§ **WHAT THE EXERCISE ASKS**
No images are to be carried over; print all other material exactly as it stands.

§ **COLLECTED DATA**
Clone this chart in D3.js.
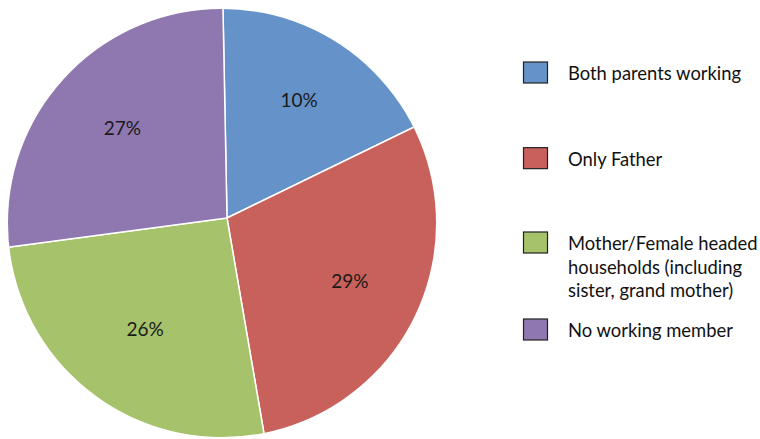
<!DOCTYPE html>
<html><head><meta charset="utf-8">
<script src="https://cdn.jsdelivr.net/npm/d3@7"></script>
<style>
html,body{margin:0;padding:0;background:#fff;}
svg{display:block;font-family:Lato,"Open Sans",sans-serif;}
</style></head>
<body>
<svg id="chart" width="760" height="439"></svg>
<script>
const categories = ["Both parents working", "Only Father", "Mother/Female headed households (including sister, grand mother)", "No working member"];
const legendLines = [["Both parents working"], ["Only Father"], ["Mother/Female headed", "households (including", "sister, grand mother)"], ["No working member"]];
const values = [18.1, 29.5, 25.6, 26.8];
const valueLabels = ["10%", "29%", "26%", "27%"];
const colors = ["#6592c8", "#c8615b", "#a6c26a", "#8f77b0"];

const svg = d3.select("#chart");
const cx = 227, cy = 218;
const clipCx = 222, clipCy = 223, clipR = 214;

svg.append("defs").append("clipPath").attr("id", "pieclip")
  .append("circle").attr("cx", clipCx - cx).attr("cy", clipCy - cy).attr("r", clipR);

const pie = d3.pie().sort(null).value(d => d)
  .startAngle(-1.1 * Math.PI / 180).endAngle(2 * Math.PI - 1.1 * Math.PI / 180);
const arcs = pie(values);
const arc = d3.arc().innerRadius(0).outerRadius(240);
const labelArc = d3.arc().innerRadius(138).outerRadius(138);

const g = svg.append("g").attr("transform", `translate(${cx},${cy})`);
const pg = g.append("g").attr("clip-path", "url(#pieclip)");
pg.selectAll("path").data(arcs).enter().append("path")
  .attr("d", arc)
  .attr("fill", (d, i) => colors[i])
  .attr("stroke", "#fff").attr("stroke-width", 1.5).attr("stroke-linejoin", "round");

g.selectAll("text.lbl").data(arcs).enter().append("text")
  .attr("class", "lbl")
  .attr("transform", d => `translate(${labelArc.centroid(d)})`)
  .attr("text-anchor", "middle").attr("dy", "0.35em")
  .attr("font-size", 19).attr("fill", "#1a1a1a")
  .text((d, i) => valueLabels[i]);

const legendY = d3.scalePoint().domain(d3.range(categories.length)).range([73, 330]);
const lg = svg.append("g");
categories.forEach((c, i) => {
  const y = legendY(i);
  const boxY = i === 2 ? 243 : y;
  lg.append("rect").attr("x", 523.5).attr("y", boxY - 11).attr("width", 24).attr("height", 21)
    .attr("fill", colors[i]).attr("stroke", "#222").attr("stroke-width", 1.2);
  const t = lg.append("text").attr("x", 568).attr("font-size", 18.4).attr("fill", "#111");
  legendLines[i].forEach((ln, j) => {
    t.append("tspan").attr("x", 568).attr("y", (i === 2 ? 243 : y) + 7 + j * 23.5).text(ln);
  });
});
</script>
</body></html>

§ **COMPLETED TASK**
Clone this chart in D3.js.
<!DOCTYPE html>
<html><head><meta charset="utf-8">
<script src="https://cdn.jsdelivr.net/npm/d3@7"></script>
<style>
html,body{margin:0;padding:0;background:#fff;}
svg{display:block;font-family:Lato,"Open Sans",sans-serif;}
</style></head>
<body>
<svg id="chart" width="760" height="439"></svg>
<script>
const categories = ["Both parents working", "Only Father", "Mother/Female headed households (including sister, grand mother)", "No working member"];
const legendLines = [["Both parents working"], ["Only Father"], ["Mother/Female headed", "households (including", "sister, grand mother)"], ["No working member"]];
const values = [18.1, 29.5, 25.6, 26.8];
const valueLabels = ["10%", "29%", "26%", "27%"];
const colors = ["#6592c8", "#c8615b", "#a6c26a", "#8f77b0"];

const svg = d3.select("#chart");
const cx = 227, cy = 218;
const clipCx = 222, clipCy = 223, clipR = 214;

svg.append("defs").append("clipPath").attr("id", "pieclip")
  .append("circle").attr("cx", clipCx - cx).attr("cy", clipCy - cy).attr("r", clipR);

const pie = d3.pie().sort(null).value(d => d)
  .startAngle(-1.1 * Math.PI / 180).endAngle(2 * Math.PI - 1.1 * Math.PI / 180);
const arcs = pie(values);
const arc = d3.arc().innerRadius(0).outerRadius(240);
const labelArc = d3.arc().innerRadius(138).outerRadius(138);

const g = svg.append("g").attr("transform", `translate(${cx},${cy})`);
const pg = g.append("g").attr("clip-path", "url(#pieclip)");
pg.selectAll("path").data(arcs).enter().append("path")
  .attr("d", arc)
  .attr("fill", (d, i) => colors[i])
  .attr("stroke", "#fff").attr("stroke-width", 1.5).attr("stroke-linejoin", "round");

g.selectAll("text.lbl").data(arcs).enter().append("text")
  .attr("class", "lbl")
  .attr("transform", d => `translate(${labelArc.centroid(d)})`)
  .attr("text-anchor", "middle").attr("dy", "0.35em")
  .attr("font-size", 19).attr("fill", "#1a1a1a")
  .text((d, i) => valueLabels[i]);

const legendY = d3.scalePoint().domain(d3.range(categories.length)).range([73, 330]);
const lg = svg.append("g");
categories.forEach((c, i) => {
  const y = legendY(i);
  const boxY = i === 2 ? 243 : y;
  lg.append("rect").attr("x", 523.5).attr("y", boxY - 11).attr("width", 24).attr("height", 21)
    .attr("fill", colors[i]).attr("stroke", "#222").attr("stroke-width", 1.2);
  const t = lg.append("text").attr("x", 568).attr("font-size", 18.4).attr("fill", "#111");
  legendLines[i].forEach((ln, j) => {
    t.append("tspan").attr("x", 568).attr("y", (i === 2 ? 243 : y) + 7 + j * 23.5).text(ln);
  });
});
</script>
</body></html>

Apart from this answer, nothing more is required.